Angela and Brian Bougher, two plaintiffs in the lawsuit, said that Silver Cross Hospital nurses took their newborn Glori away just minutes after she was born. They decided to refuse their newborn they eye ointment erythromycin as well as the Vitamin K shot that can prevent rare bleeding in the brain or intestines.

“I don’t have a picture of me with her. It was just really traumatic,” Angela said.

Glori was born at a time that DCFS considered it potential medical neglect to refuse babies a Vitamin K shot or erythromycin eye ointment.

Courtney Hill and James Holderman also decided to decline the Vitamin K shot when their daughter Abigail was born at AMITA Health Adventist Medical Center Hinsdale.

Both sets of parents were investigated for weeks, but DCFS found both cases of alleged medical neglect to be unfounded.

“My wife was traumatized. You know, we’re scared, and I thought this is maybe a fluke.
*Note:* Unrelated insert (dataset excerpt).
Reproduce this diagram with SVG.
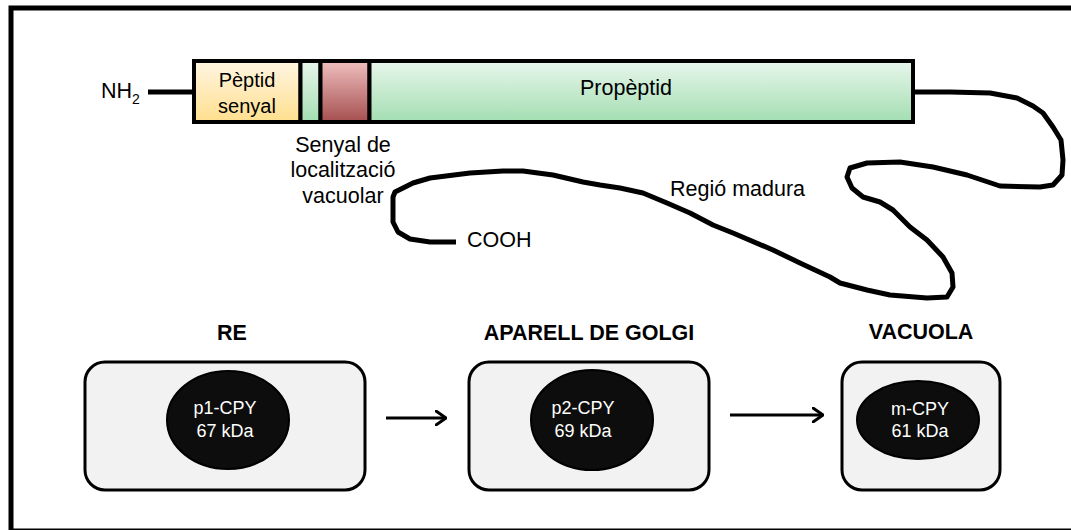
<svg xmlns="http://www.w3.org/2000/svg" width="1071" height="530" viewBox="0 0 1071 530">
<defs>
<linearGradient id="gY" x1="0" y1="0" x2="0" y2="1"><stop offset="0" stop-color="#fff5e2"/><stop offset="1" stop-color="#ffdf8e"/></linearGradient>
<linearGradient id="gG" x1="0" y1="0" x2="0" y2="1"><stop offset="0" stop-color="#e8f6ec"/><stop offset="1" stop-color="#a3deb1"/></linearGradient>
<linearGradient id="gR" x1="0" y1="0" x2="0" y2="1"><stop offset="0" stop-color="#f0bfbf"/><stop offset="1" stop-color="#a54f4f"/></linearGradient>
<marker id="arr" viewBox="0 0 12 16" refX="11" refY="8" markerWidth="12" markerHeight="16" markerUnits="userSpaceOnUse" orient="auto"><path d="M1,1 L11,8 L1,15" fill="none" stroke="#000" stroke-width="3" stroke-linecap="round" stroke-linejoin="round"/></marker>
<style>
text{font-family:"Liberation Sans",Arial,sans-serif;fill:#000}
.lbl{font-size:21.5px}
.ttl{font-size:21.5px;font-weight:bold;text-anchor:middle}
.sm{font-size:20px;text-anchor:middle}
.cpy{font-size:18px;fill:#fff;text-anchor:middle}
.box{fill:#f2f2f2;stroke:#000;stroke-width:3}
.ell{fill:#0d0d0d;stroke:#000;stroke-width:2}
.sec{stroke:#000;stroke-width:4}
.chain{fill:none;stroke:#000;stroke-width:5;stroke-linejoin:round;stroke-linecap:butt}
.conn{fill:none;stroke:#000;stroke-width:3}
</style>
</defs>
<rect x="11" y="8" width="1080" height="523" fill="#fff" stroke="#000" stroke-width="5"/>
<g id="protein">
<line x1="148" y1="92" x2="194" y2="92" stroke="#000" stroke-width="5"/>
<text class="lbl" x="101" y="98">NH<tspan font-size="14" dy="6">2</tspan></text>
<rect class="sec" x="194" y="61" width="106.5" height="61" fill="url(#gY)"/>
<rect class="sec" x="300.5" y="61" width="20" height="61" fill="url(#gG)"/>
<rect class="sec" x="320.5" y="61" width="49" height="61" fill="url(#gR)"/>
<rect class="sec" x="369.5" y="61" width="543.5" height="61" fill="url(#gG)"/>
<text class="sm" x="247" y="87">Pèptid</text>
<text class="sm" x="247" y="113">senyal</text>
<text class="lbl" x="626" y="95" text-anchor="middle">Propèptid</text>
<path class="chain" d="M913,92 L950,92 L990,93 L1017,98 L1033,106 L1043,113 L1053,127 L1061,140 L1063,160 L1062,175 L1053,185 L1040,187 L1000,186 L967,175 L933,167 L900,162 L867,163 L850,168 L847,177 L852,188 L863,197 L880,202 L893,210 L910,227 L927,240 L943,257 L952,273 L953,287 L947,297 L927,298 L890,295 L867,290 L840,283 L830,277 L800,263 L773,250 L733,233 L713,225 L690,213 L667,203 L643,193 L620,188 L600,185 L583,182 L553,175 L523,171 L503,171 L470,173 L430,178 L413,183 L395,192 L393,197 L393,222 L398,232 L410,239 L430,242 L456,242"/>
<text class="lbl" x="343" y="152" text-anchor="middle">Senyal de</text>
<text class="lbl" x="343" y="177" text-anchor="middle">localització</text>
<text class="lbl" x="343" y="203" text-anchor="middle">vacuolar</text>
<text class="lbl" x="467" y="247">COOH</text>
<text class="lbl" x="670" y="196">Regió madura</text>
</g>
<g id="re">
<text class="ttl" x="232" y="340">RE</text>
<rect class="box" x="85" y="362" width="280" height="128" rx="20"/>
<ellipse class="ell" cx="228" cy="420" rx="61" ry="49"/>
<text class="cpy" x="225" y="414">p1-CPY</text>
<text class="cpy" x="225" y="437">67 kDa</text>
</g>
<g id="golgi">
<text class="ttl" x="589" y="340">APARELL DE GOLGI</text>
<rect class="box" x="469" y="362" width="240" height="128" rx="20"/>
<ellipse class="ell" cx="592" cy="420" rx="61" ry="50"/>
<text class="cpy" x="583" y="414">p2-CPY</text>
<text class="cpy" x="583" y="437">69 kDa</text>
</g>
<g id="vacuola">
<text class="ttl" x="921" y="339">VACUOLA</text>
<rect class="box" x="842" y="362" width="158" height="128" rx="20"/>
<ellipse class="ell" cx="918" cy="420" rx="61" ry="39"/>
<text class="cpy" x="920" y="415">m-CPY</text>
<text class="cpy" x="920" y="437">61 kDa</text>
</g>
<g id="connectors">
<line class="conn" x1="386" y1="418" x2="446" y2="418" marker-end="url(#arr)"/>
<line class="conn" x1="730" y1="415" x2="823" y2="415" marker-end="url(#arr)"/>
</g>
</svg>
But now I see this is a widespread practice, and it’s impacting many, many parents,” James said.

“Later on they backtrack, and they’re like, ‘Yeah, we shouldn’t have done that.’ Like, time out, that’s it? Yeah, we’re relieved for us and for others, but at the same time the outrage and the violation, it’s not gone,” Brian said. “There was no apology.”

Richard Dvorak, an attorney for all the parents, said that it’s likely that more parents will want to join the lawsuit.

“To interfere with a family’s decision to make medical choices on behalf of their children, you have to do it on a case-by-case basis,” Dvorak said. “You cannot come up with these blanket policies that apply to everyone. That is blatantly unconstitutional. It also flies in the face of Illinois law.”